Budget Gaps, Housing Momentum, and Federal Action: What It Means for Communities  

Local Update: Pittsburgh Reopens 2026 Budget Amid $24M Gap 

The City of Pittsburgh is reopening its 2026 budget in response to a growing structural deficit estimated at $24 million.  City leadership cites rising expenditures and revenue shortfalls that may require difficult decisions, including potential spending cuts. 

For community development stakeholders, this moment underscores the importance of sustained investment in community projects, services, and neighborhood stability — even amid fiscal constraints. Budget decisions made in the coming months could directly impact funding for critical programs, including housing, infrastructure, and neighborhood stabilization initiatives. 

PCRG will continue engaging with city officials and partners to ensure equitable development and housing access remain central priorities as the budget process evolves. 

State Update: Momentum Builds for Statewide Housing Action Plan 

At the state level, momentum is building to implement key elements of Pennsylvania’s emerging Statewide Housing Action Plan.  

The plan is currently moving from the planning phase toward early implementation, with policymakers expected to advance priority actions during this year's legislative session. 

As policymakers and advocates align shared priorities, there is a growing recognition that housing supply, affordability, and community revitalization must be addressed together. 

Key strategies under discussion include tools such as zoning and land use reforms to enable higher-density housing, as well as expanded state funding mechanisms to support affordable housing development and preservation. 

PCRG remains actively engaged in Harrisburg, working alongside partners to advance policies that support housing production, preserve existing affordable housing, and expand tools available to communities of all sizes. With bipartisan interest and increasing public awareness, 2026 presents a critical window to translate planning into action and deliver tangible results. 

Federal Update: Bipartisan Housing Package Advances; CDFI Funds in Limbo 

Significant progress was made in Washington last month with Senate passage of the 21st Century ROAD to Housing Act, a bipartisan package aimed at increasing housing supply and lowering costs nationwide. The package includes provisions to expand housing supply by reducing regulatory barriers to development and encouraging local zoning reforms tied to federal funding. 

The legislation passed the U. S. Senate by a vote of 89–10 on March 12, signaling rare bipartisan alignment on housing policy. 

This builds on earlier action in the U. S. House of Representatives, which passed its own housing package — the Housing for the 21st Century Act — in February.  

The two chambers must now reconcile differences between the bills before final legislation can be sent to the president, making the coming months critical for shaping the final package. 

Together, these efforts represent the most significant federal movement on housing in a generation, reinforcing the growing consensus that bold action is needed to address the national housing shortage. 

At the same time, PCRG joined national partners in urging the administration to release already appropriated resources.

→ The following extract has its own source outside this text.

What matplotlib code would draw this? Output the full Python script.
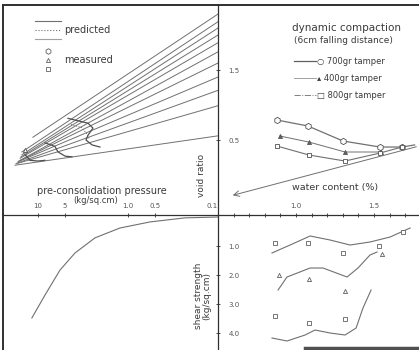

On March 19, the National Alliance of Affordable Housing Lenders sent a letter to Kevin Hassett, Director of the National Economic Council, calling for the release of more than $1 billion in funding through the CDFI Fund.

These funds — already appropriated by Congress — could support the construction or rehabilitation of an estimated 100,000 affordable homes nationwide. The letter highlights the proven role of Community Development Financial Institutions (CDFIs) in leveraging private capital to expand housing supply and support small businesses. 

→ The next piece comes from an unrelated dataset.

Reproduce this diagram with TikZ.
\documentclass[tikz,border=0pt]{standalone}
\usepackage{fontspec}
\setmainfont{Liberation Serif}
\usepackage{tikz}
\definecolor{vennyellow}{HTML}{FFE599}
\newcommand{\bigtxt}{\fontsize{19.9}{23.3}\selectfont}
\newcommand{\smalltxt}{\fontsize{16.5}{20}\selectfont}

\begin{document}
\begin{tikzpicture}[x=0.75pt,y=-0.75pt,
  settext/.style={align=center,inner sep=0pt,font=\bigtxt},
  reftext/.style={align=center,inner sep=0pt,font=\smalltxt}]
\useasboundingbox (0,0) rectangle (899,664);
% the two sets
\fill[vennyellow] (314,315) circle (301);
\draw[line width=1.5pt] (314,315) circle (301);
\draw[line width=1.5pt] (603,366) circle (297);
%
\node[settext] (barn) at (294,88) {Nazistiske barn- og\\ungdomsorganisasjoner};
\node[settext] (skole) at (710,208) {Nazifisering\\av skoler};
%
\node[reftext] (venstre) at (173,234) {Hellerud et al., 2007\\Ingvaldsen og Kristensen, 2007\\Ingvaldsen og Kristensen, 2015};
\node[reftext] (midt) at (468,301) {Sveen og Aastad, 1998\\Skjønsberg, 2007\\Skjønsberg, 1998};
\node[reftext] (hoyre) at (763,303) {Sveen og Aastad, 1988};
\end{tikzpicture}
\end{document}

In Pennsylvania, CDFIs have played a critical role in financing affordable housing and small business development, particularly in disinvested communities, making the timely release of these funds especially important for local impact. 

To date, key funding streams — including FY2025 and FY2026 appropriations, Capital Magnet Fund resources, and the Emergency Capital Investment Program — remain unawarded.  

PCRG will continue advocating alongside national partners to ensure these critical resources are deployed as intended. 

As these uncertainties continue, the Trump administration’s latest budget proposal underscores what’s at stake for housing and community development funding nationwide.  

The administration’s FY2027 budget proposal requests $73.5 billion for the U.S. Department of Housing and Urban Development (HUD) — a roughly 13% cut — and proposes to eliminate or significantly reduce key programs like CDBG, HOME, housing counseling, and Continuum of Care. The proposal also targets broader community development infrastructure, including eliminating NeighborWorks America and cutting the CDFI Fund. While the budget outlines the Administration’s priorities, it is non-binding and marks the start of the congressional appropriations process (View Budget Overview). Notably, in previous Trump budgets, similar proposals to eliminate HUD programs were ultimately rejected by Congress, which continued funding many of these critical initiatives.  

Keep an eye out for upcoming opportunities to engage with your members of Congress and make your voice heard! 

Looking Ahead: Turning Policy Momentum into Local Impact 

Across all levels of government, housing is no longer a fringe issue; it is a central economic and community priority. Whether navigating local budget realities, advancing statewide strategies, or advocating federal investment, PCRG remains committed to ensuring that policies translate into real impact for communities across Pennsylvania.